Answer: Idempotence in the context of Terraform refers to the capability of Terraform configurations to be applied multiple times without changing the outcome after the initial application, assuming no changes in the configuration. This property is crucial for ensuring that your infrastructure can be managed reliably and consistently, reducing the risk of unintended changes or drifts in the infrastructure state. It aids in achieving predictability, stability, and confidence in infrastructure management processes.
Key Points:
- Ensures consistent infrastructure state regardless of the number of executions.
- Reduces risks associated with configuration drifts and unintended changes.
- Enhances confidence in deployment processes and infrastructure reliability.
Example:
// Terraform does not follow a procedural programming model, so there's no direct C# analogy. However, understanding the importance of idempotence can be seen in the concept of pure functions in programming:
int Add(int x, int y)
{
return x + y;
}
// No matter how many times you call Add with the same values, the result is always the same. This predictability is similar to idempotence in Terraform, where applying the same configuration repeatedly does not change the infrastructure state after the first application.
2. How does Terraform use state files to ensure predictability?
Answer: Terraform uses state files to keep track of the resources it manages. This state acts as a source of truth for both Terraform and the user, detailing the current state of the resources in the real world. By comparing the desired state (defined in the Terraform configuration) with the current state (stored in the state file), Terraform can predictably manage changes and ensure that the infrastructure remains in the desired state across multiple executions. State files enable Terraform to identify resources that need to be created, updated, or deleted, ensuring idempotence and reducing the likelihood of unintended changes.
Key Points:
- State files serve as the source of truth for managed resources.
- Enable Terraform to detect and manage changes predictably.
- Essential for tracking resource dependencies and for idempotence.
Example:
// Terraform's operation is not directly analogous to procedural code like C#. However, understanding the role of state files is akin to understanding how a database transaction log works:
// Imagine a simple transaction log recording database operations:
string transactionLog = "INSERT INTO Users (Name) VALUES ('John Doe');";
// The log (similar to Terraform's state file) helps ensure consistency and predictability in the database's state, allowing it to revert or apply changes as needed to maintain the desired state.
3. How can you manage state files securely and efficiently in a team environment?

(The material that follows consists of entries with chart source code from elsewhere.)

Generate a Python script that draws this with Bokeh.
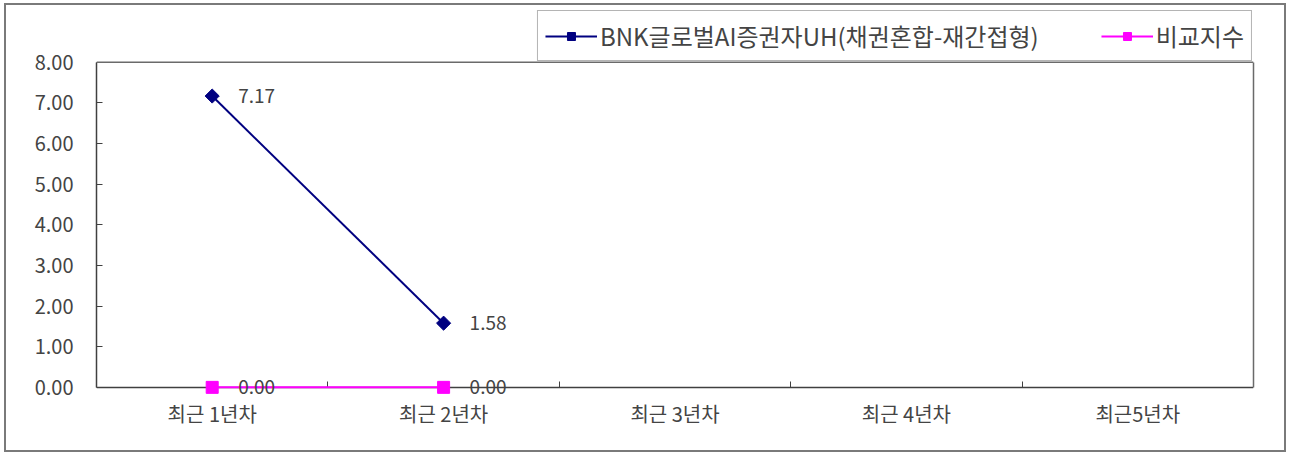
import math
from bokeh.plotting import figure
from bokeh.models import (Range1d, FixedTicker, PrintfTickFormatter, LinearAxis, Span,
                          Legend, LegendItem, ColumnDataSource)
from bokeh.core.properties import value
from bokeh.embed import file_html
from bokeh.resources import INLINE

categories = ["최근 1년차", "최근 2년차", "최근 3년차", "최근 4년차", "최근5년차"]
fund_name = "BNK글로벌AI증권자UH(채권혼합-재간접형)"
bench_name = "비교지수"
fund_values = [7.17, 1.58]
bench_values = [0.00, 0.00]
y_ticks = [0, 1, 2, 3, 4, 5, 6, 7, 8]

FONT = "Noto Sans CJK KR"
TXT = "#444444"
AX = "#404040"
BORDER = "#6a6a6a"

centers = [i + 0.5 for i in range(len(categories))]
bounds = [i for i in range(1, len(categories))]

W, H = 1278, 445
ML, MR, MT, MB = 90, 31, 4, 55
y_lo, y_hi = y_ticks[0], y_ticks[-1]
pad_lo, pad_hi = 0.2, 1.3   # room below zero (markers) and above the plot area (legend)
p = figure(width=W, height=H, output_backend="svg", toolbar_location=None,
           x_range=Range1d(0, len(categories)), y_range=Range1d(y_lo - pad_lo, y_hi + pad_hi),
           min_border_left=ML, min_border_right=MR, min_border_top=MT, min_border_bottom=MB)
p.styles = {"margin": "5px 0 0 6px", "outline": "2px solid #7a7a7a"}
p.xgrid.grid_line_color = None
p.ygrid.grid_line_color = None
p.outline_line_color = None
p.background_fill_color = "white"
p.border_fill_color = "white"

# category labels (below)
p.xaxis.ticker = FixedTicker(ticks=centers)
p.xaxis.major_label_overrides = {c: lab for c, lab in zip(centers, categories)}
p.xaxis.major_tick_line_color = None
p.xaxis.minor_tick_line_color = None
p.xaxis.axis_line_color = None
p.xaxis.major_label_text_font = FONT
p.xaxis.major_label_text_font_size = "20px"
p.xaxis.major_label_text_color = TXT
p.xaxis.major_label_standoff = -3

# zero line with category boundary ticks
zero_axis = LinearAxis(fixed_location=y_lo, ticker=FixedTicker(ticks=[], minor_ticks=bounds))
zero_axis.level = "underlay"
zero_axis.major_tick_line_color = None
zero_axis.minor_tick_in = 6
zero_axis.minor_tick_out = 0
zero_axis.minor_tick_line_color = AX
zero_axis.axis_line_color = AX
zero_axis.axis_line_width = 1.5
p.add_layout(zero_axis, "below")

# y axis
p.yaxis.bounds = (y_lo, y_hi)
p.yaxis.ticker = FixedTicker(ticks=y_ticks)
p.yaxis.formatter = PrintfTickFormatter(format="%.2f")
p.yaxis.major_tick_in = 6
p.yaxis.major_tick_out = 0
p.yaxis.minor_tick_line_color = None
p.yaxis.major_tick_line_color = AX
p.yaxis.axis_line_color = AX
p.yaxis.axis_line_width = 1.5
p.yaxis.major_label_text_font = FONT
p.yaxis.major_label_text_font_size = "20px"
p.yaxis.major_label_text_color = TXT
p.yaxis.major_label_standoff = 23

# plot-area border: right and top
right_axis = LinearAxis(bounds=(y_lo, y_hi), ticker=FixedTicker(ticks=[]))
right_axis.major_tick_line_color = None
right_axis.minor_tick_line_color = None
right_axis.axis_line_color = BORDER
right_axis.axis_line_width = 1.5
p.add_layout(right_axis, "right")
p.add_layout(Span(location=y_hi, dimension="width", line_color=BORDER, line_width=1.5))

fund_src = ColumnDataSource(dict(x=centers[:len(fund_values)], y=fund_values,
                                 lab=[f"{v:.2f}" for v in fund_values]))
bench_src = ColumnDataSource(dict(x=centers[:len(bench_values)], y=bench_values,
                                  lab=[f"{v:.2f}" for v in bench_values]))

fl = p.line("x", "y", source=fund_src, line_color="#000080", line_width=2)
fm = p.scatter("x", "y", source=fund_src, marker="square", size=10, angle=math.pi / 4,
               fill_color="#000080", line_color="#000080")
bl = p.line("x", "y", source=bench_src, line_color="#FF00FF", line_width=2)
bm = p.scatter("x", "y", source=bench_src, marker="square", size=12,
               fill_color="#FF00FF", line_color="#FF00FF")

for src in (fund_src, bench_src):
    p.text("x", "y", text="lab", source=src, x_offset=26, text_baseline="middle",
           text_align="left", text_font=value(FONT), text_font_size="19px", text_color=TXT)

legend = Legend(items=[LegendItem(label=fund_name, renderers=[fl, fm]),
                       LegendItem(label=bench_name, renderers=[bl, bm])],
                orientation="horizontal", location="top_right")
legend.label_text_font = FONT
legend.label_text_font_size = "24px"
legend.label_text_color = TXT
legend.glyph_width = 52
legend.glyph_height = 20
legend.label_height = 20
legend.label_standoff = 3
legend.spacing = 62
legend.padding = 7
legend.margin = 1
legend.border_line_color = BORDER
legend.border_line_width = 1.5
legend.background_fill_color = "white"
p.add_layout(legend)

open("out.html", "w").write(file_html(p, INLINE))
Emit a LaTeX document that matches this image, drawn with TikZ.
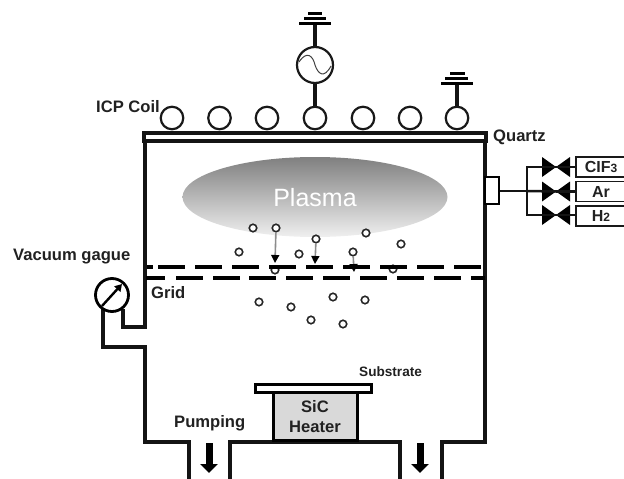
\documentclass[tikz,border=0pt]{standalone}
\usepackage{fontspec}
\setmainfont{Liberation Sans}
\usetikzlibrary{arrows.meta,shapes.geometric}
\definecolor{txt}{gray}{0.13}
\tikzset{
  wall/.style={line width=3.1pt,line join=miter,draw=black!92},
  pipe/.style={line width=2.5pt,line join=miter,draw=black!92},
  coil/.style={circle,draw=black!90,line width=2.2pt,minimum size=22.5pt,inner sep=0,fill=white},
  ion/.style={circle,draw=black!85,line width=1.6pt,minimum size=7.5pt,inner sep=0,fill=white},
  lab/.style={font=\bfseries\fontsize{16.6}{18}\selectfont,text=txt,inner sep=0},
  gas/.style={draw=black!90,line width=1.8pt,fill=white,minimum width=50pt,minimum height=20pt,inner sep=0,font=\bfseries\fontsize{16}{18}\selectfont,text=txt},
  bar/.style={line width=3pt,draw=black},
  ionarrow/.style={draw=black!45,line width=1.6pt,-{Triangle[length=8pt,width=8pt,black]}},
  bigarrow/.style={line width=7pt,draw=black,-{Triangle[length=9pt,width=17pt,black]}},
  griddash/.style={line width=3.3pt,draw=black},
}
\begin{document}
\begin{tikzpicture}[x=1pt,y=-1pt]
\useasboundingbox (0,0) rectangle (624,479);
% plasma
\node[ellipse,minimum width=265pt,minimum height=80pt,inner sep=0,top color=black!50,bottom color=black!6] (plasma) at (315,197) {};
\node[font=\fontsize{25}{28}\selectfont,text=white,inner sep=0] (plasmatext) at (315,198) {Plasma};
% coordinates of chamber
\coordinate (qtl) at (144,133);
\coordinate (qbr) at (486,141);
\coordinate (wa) at (145,141);
\coordinate (wb) at (145,327);
\coordinate (wc) at (123,327);
\coordinate (wd) at (123,309);
\coordinate (we) at (103,309);
\coordinate (wf) at (103,347);
\coordinate (wg) at (145,347);
\coordinate (wh) at (145,442);
\coordinate (p1a) at (189,442);
\coordinate (p1b) at (189,479);
\coordinate (p1c) at (230,479);
\coordinate (p1d) at (230,442);
\coordinate (p2a) at (400,442);
\coordinate (p2b) at (400,479);
\coordinate (p2c) at (442,479);
\coordinate (p2d) at (442,442);
\coordinate (we2) at (485,442);
\coordinate (we3) at (485,141);
% quartz
\draw[wall,fill=white] (qtl) rectangle (qbr);
% chamber outline
\draw[wall] (wa) -- (wb) -- (wc) -- (wd);
\draw[wall] (we) -- (wf) -- (wg) -- (wh) -- (p1a) -- (p1b);
\draw[wall] (p1c) -- (p1d) -- (p2a) -- (p2b);
\draw[wall] (p2c) -- (p2d) -- (we2) -- (we3);
\draw[black!40,line width=1pt] (p1b) -- (p1c) (p2b) -- (p2c);
% gauge
\node[circle,draw=black,line width=2.8pt,minimum size=33pt,inner sep=0,fill=white] (gauge) at (112,295) {};
\coordinate (ga) at (102,306);
\coordinate (gb) at (122,284);
\draw[line width=2.4pt,-{Triangle[length=7pt,width=8pt]}] (ga) -- (gb);
% coils
\foreach \n/\x in {c1/172,c2/219.5,c3/267,c4/315,c5/363,c6/410,c7/457}{
  \node[coil] (\n) at (\x,118) {};
}
% rf source
\node[circle,draw=black!90,line width=2.2pt,minimum size=36pt,inner sep=0] (rf) at (315,65) {};
\draw[line width=1pt,black!75] (299,62) .. controls (307,50) and (313,56) .. (315,65) .. controls (318,74) and (324,79) .. (331,66);
\coordinate (g1) at (315,23);
\coordinate (g2) at (457,83);
\draw[wall] (c4) -- (rf);
\draw[wall] (rf) -- (g1);
\draw[wall] (c7) -- (g2);
\draw[bar] (299,23) -- (331,23) (304,18) -- (326,18) (308,13.5) -- (322,13.5);
\draw[bar] (441,83) -- (473,83) (445,78) -- (468,78) (450,73.5) -- (465,73.5);
% port + gas lines
\node[draw=black,line width=2.6pt,fill=white,minimum width=14pt,minimum height=27pt,inner sep=0] (port) at (492,190.5) {};
\coordinate (j) at (527,191);
\node[gas] (cif) at (601,167) {CIF\fontsize{12}{12}\selectfont 3};
\node[gas] (ar) at (601,191.5) {Ar};
\node[gas] (h) at (601,216) {H\fontsize{12}{12}\selectfont 2};
\foreach \n/\y in {v1/167,v2/191.5,v3/215}{
  \coordinate (\n) at (556,\y);
  \fill[black] (542,\y-10) -- (556,\y) -- (542,\y+10) -- cycle;
  \fill[black] (570,\y-10) -- (556,\y) -- (570,\y+10) -- cycle;
}
\draw[pipe] (port.east |- j) -- (j);
\draw[pipe] (j) -- (v2);
\draw[pipe,line cap=rect] (j |- v1) -- (j |- v3);
\draw[pipe] (j |- v1) -- (v1);
\draw[pipe] (j |- v3) -- (v3);
\draw[pipe] (v1) -- (cif.west |- v1);
\draw[pipe] (v2) -- (ar.west |- v2);
\draw[pipe] (v3) -- (h.west |- v3);
% heater + substrate
\node[draw=black,line width=3pt,fill=black!15,minimum width=84pt,minimum height=50pt,inner sep=0,anchor=south] (heater) at (315,442) {};
\node[draw=black,line width=2.8pt,fill=white,minimum width=116pt,minimum height=8pt,inner sep=0] (sub) at (313.5,388.5) {};
\node[lab] (sic) at (315,407) {SiC};
\node[lab] (heat) at (315,427) {Heater};
% ions
\foreach \n/\x/\y in {i1/253/228,i2/276/228,i3/316/239,i4/366/233,i5/401/244,i6/239/252,i7/299/254,i8/353/252,i9/275/270,i10/393/269,i11/259/302,i12/291/307,i13/333/297,i14/365/300,i15/311/320,i16/343/324}{
  \node[ion] (\n) at (\x,\y) {};
}
\coordinate (t1) at (275,263);
\coordinate (t2) at (315,264);
\coordinate (t3) at (354,272);
\draw[ionarrow] (i2) -- (t1);
\draw[ionarrow] (i3) -- (t2);
\draw[ionarrow] (i8) -- (t3);
% grids
\draw[griddash] (147,267) -- (153,267);
\foreach \x in {158,195,232,269,306,343,380,417,454}{
  \draw[griddash] (\x,267) -- ++(27,0);
}
\draw[griddash] (146,278) -- (165,278);
\foreach \x in {176,213,249,286,323,360,397,434}{
  \draw[griddash] (\x,278) -- ++(27,0);
}
\draw[griddash] (471,278) -- (485,278);
% pumping arrows
\coordinate (a1) at (209,443);
\coordinate (a2) at (209,473);
\coordinate (b1) at (420,443);
\coordinate (b2) at (420,473);
\draw[bigarrow] (a1) -- (a2);
\draw[bigarrow] (b1) -- (b2);
% labels
\node[lab,anchor=west] (icp) at (96,107) {ICP Coil};
\node[lab,anchor=west] (quartz) at (493,137) {Quartz};
\node[lab,anchor=west] (vac) at (13,257) {Vacuum gague};
\node[lab,anchor=west] (grid) at (151,293) {Grid};
\node[lab,anchor=west,font=\bfseries\fontsize{13.6}{15}\selectfont] (substrate) at (359,372) {Substrate};
\node[lab,anchor=west] (pump) at (174,423) {Pumping};
\end{tikzpicture}
\end{document}
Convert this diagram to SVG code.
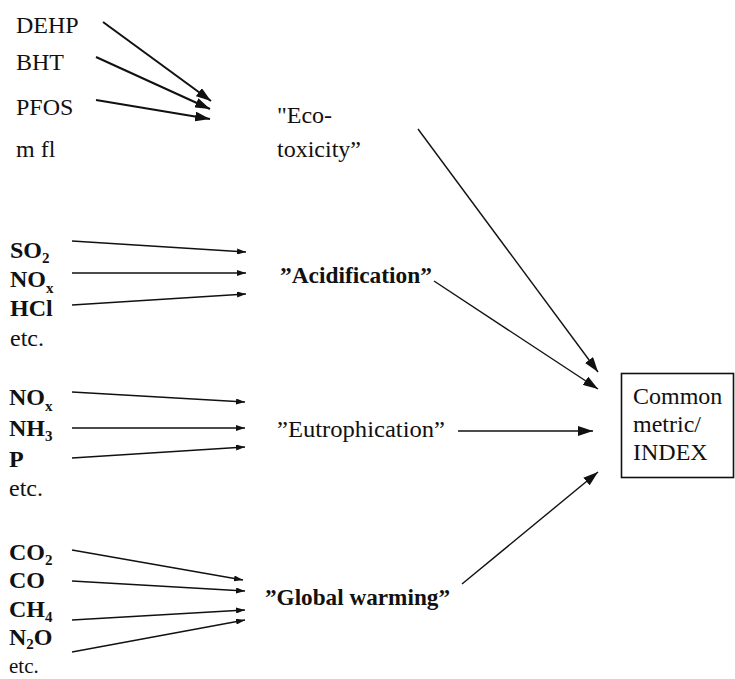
<svg xmlns="http://www.w3.org/2000/svg" width="735" height="679" viewBox="0 0 735 679" font-family="'Liberation Serif', Tinos, 'Times New Roman', 'DejaVu Serif', serif">
<style>
text{font-family:'Liberation Serif',Tinos,'Times New Roman','DejaVu Serif',serif;font-size:24px;fill:#111}
.b{font-weight:bold}
.sub{font-size:15px}
.c{fill:none;stroke:#111;stroke-width:1.4}
.t{stroke-width:2}
</style>
<defs>
<marker id="ab" markerUnits="userSpaceOnUse" markerWidth="16" markerHeight="10" refX="15" refY="5" orient="auto"><path d="M0,0 L15,5 L0,10 z" fill="#111"/></marker>
<marker id="am" markerUnits="userSpaceOnUse" markerWidth="16" markerHeight="10" refX="15" refY="5" orient="auto"><path d="M0,0 L15,5 L0,10 z" fill="#111"/></marker>
<marker id="as" markerUnits="userSpaceOnUse" markerWidth="9" markerHeight="6" refX="9" refY="3" orient="auto"><path d="M0,0 L9,3 L0,6 z" fill="#111"/></marker>
</defs>
<rect width="735" height="679" fill="#fff"/>
<g id="ecotox-inputs">
<text x="16" y="33">DEHP</text>
<text x="16" y="70">BHT</text>
<text x="16" y="115">PFOS</text>
<text x="16" y="157">m fl</text>
</g>
<g id="ecotoxicity">
<text x="277" y="123">"Eco-</text>
<text x="277" y="157">toxicity”</text>
</g>
<g id="acid-inputs">
<text class="b" x="10" y="258">SO<tspan class="sub" dy="5">2</tspan></text>
<text class="b" x="10" y="287">NO<tspan class="sub" dy="6">x</tspan></text>
<text class="b" x="10" y="316">HCl</text>
<text x="10" y="346">etc.</text>
</g>
<g id="acidification">
<text class="b" x="280" y="283" textLength="152" lengthAdjust="spacingAndGlyphs">”Acidification”</text>
</g>
<g id="eutro-inputs">
<text class="b" x="9" y="405">NO<tspan class="sub" dy="6">x</tspan></text>
<text class="b" x="9" y="436">NH<tspan class="sub" dy="5">3</tspan></text>
<text class="b" x="9" y="467">P</text>
<text x="9" y="496">etc.</text>
</g>
<g id="eutrophication">
<text x="277" y="437" textLength="168" lengthAdjust="spacingAndGlyphs">”Eutrophication”</text>
</g>
<g id="gw-inputs">
<text class="b" x="9" y="560">CO<tspan class="sub" dy="5">2</tspan></text>
<text class="b" x="9" y="588">CO</text>
<text class="b" x="9" y="617">CH<tspan class="sub" dy="5">4</tspan></text>
<text class="b" x="9" y="645">N<tspan class="sub" dy="4">2</tspan><tspan dy="-4">O</tspan></text>
<text x="9" y="673" style="font-size:21px">etc.</text>
</g>
<g id="global-warming">
<text class="b" x="265" y="605" textLength="185" lengthAdjust="spacingAndGlyphs">”Global warming”</text>
</g>
<g id="common-index">
<rect x="621.5" y="373.5" width="112" height="104" fill="none" stroke="#111" stroke-width="1.6"/>
<text x="633" y="404">Common</text>
<text x="633" y="432">metric/</text>
<text x="633" y="460">INDEX</text>
</g>
<g id="connectors">
<line class="c t" x1="103" y1="22" x2="211" y2="101" marker-end="url(#ab)"/>
<line class="c t" x1="96" y1="57" x2="210" y2="109" marker-end="url(#ab)"/>
<line class="c t" x1="96" y1="100" x2="210" y2="119" marker-end="url(#ab)"/>
<line class="c" x1="72" y1="241" x2="246" y2="252" marker-end="url(#as)"/>
<line class="c" x1="72" y1="273" x2="246" y2="273" marker-end="url(#as)"/>
<line class="c" x1="72" y1="305" x2="246" y2="294" marker-end="url(#as)"/>
<line class="c" x1="72" y1="392" x2="245" y2="402" marker-end="url(#as)"/>
<line class="c" x1="72" y1="428" x2="245" y2="428" marker-end="url(#as)"/>
<line class="c" x1="72" y1="458" x2="245" y2="447" marker-end="url(#as)"/>
<line class="c" x1="72" y1="550" x2="243" y2="580" marker-end="url(#as)"/>
<line class="c" x1="72" y1="581" x2="245" y2="591" marker-end="url(#as)"/>
<line class="c" x1="72" y1="620" x2="245" y2="610" marker-end="url(#as)"/>
<line class="c" x1="72" y1="652" x2="245" y2="620" marker-end="url(#as)"/>
<line class="c" x1="418" y1="129" x2="598" y2="372" marker-end="url(#am)"/>
<line class="c" x1="434" y1="281" x2="598" y2="389" marker-end="url(#am)"/>
<line class="c" x1="458" y1="431" x2="593" y2="431" marker-end="url(#am)"/>
<line class="c" x1="462" y1="584" x2="598" y2="472" marker-end="url(#am)"/>
</g>
</svg>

Answer: Managing state files securely and efficiently in a team environment involves using remote state backends, such as AWS S3 with encryption and versioning, and locking mechanisms to prevent concurrent state operations that could lead to conflicts or corruption. Implementing access controls and auditing through the backend's features or additional tools ensures that only authorized personnel can access or modify the state files. Additionally, splitting infrastructure into smaller, manageable pieces using workspaces or separate configurations can help manage complexity and reduce the scope of changes.
Key Points:
- Use remote state backends with encryption and versioning.
- Implement state locking to prevent concurrent modifications.
- Enforce access controls and auditing for security and compliance.
Example:
// Terraform configuration for using an AWS S3 bucket as a remote backend with state locking and encryption:
/*
terraform {
backend "s3" {
bucket = "my-terraform-state-bucket"
key = "path/to/my/terraform.tfstate"
region = "us-east-1"
encrypt = true
dynamodb_table = "my-lock-table"
}
}
*/
// Note: This configuration snippet instructs Terraform to store its state file in an encrypted S3 bucket and use a DynamoDB table for state locking, enhancing both security and efficiency in a team environment.
4. Describe strategies for structuring Terraform modules to enhance predictability and reusability.
Answer: Structuring Terraform modules effectively involves organizing resources into logical units that can be reused across different environments or projects. Key strategies include defining clear interfaces for modules (using input variables and outputs), writing modular and reusable code that adheres to the principle of least privilege, and documenting modules extensively. Leveraging version control for modules, such as using Git tags, ensures that changes can be tracked and managed predictably. Additionally, testing modules using Terraform testing frameworks or tools can further ensure their reliability and predictability.
Key Points:
- Organize resources into logical, reusable modules.
- Define clear interfaces with input variables and outputs.
- Use version control and document modules extensively.
- Test modules to ensure their reliability and predictability.
Example:
// While Terraform modules do not directly translate to C# classes or methods, the principle of modular design is similar:
// Consider a modular approach in programming where functionality is encapsulated within classes or methods:
public class MathOperations
{
public int Add(int x, int y)
{
return x + y;
}
public int Subtract(int x, int y)
{
return x - y;
}
}
// In Terraform, a similar modular approach involves encapsulating related resources into a module for reuse, ensuring predictability and maintainability of the infrastructure code.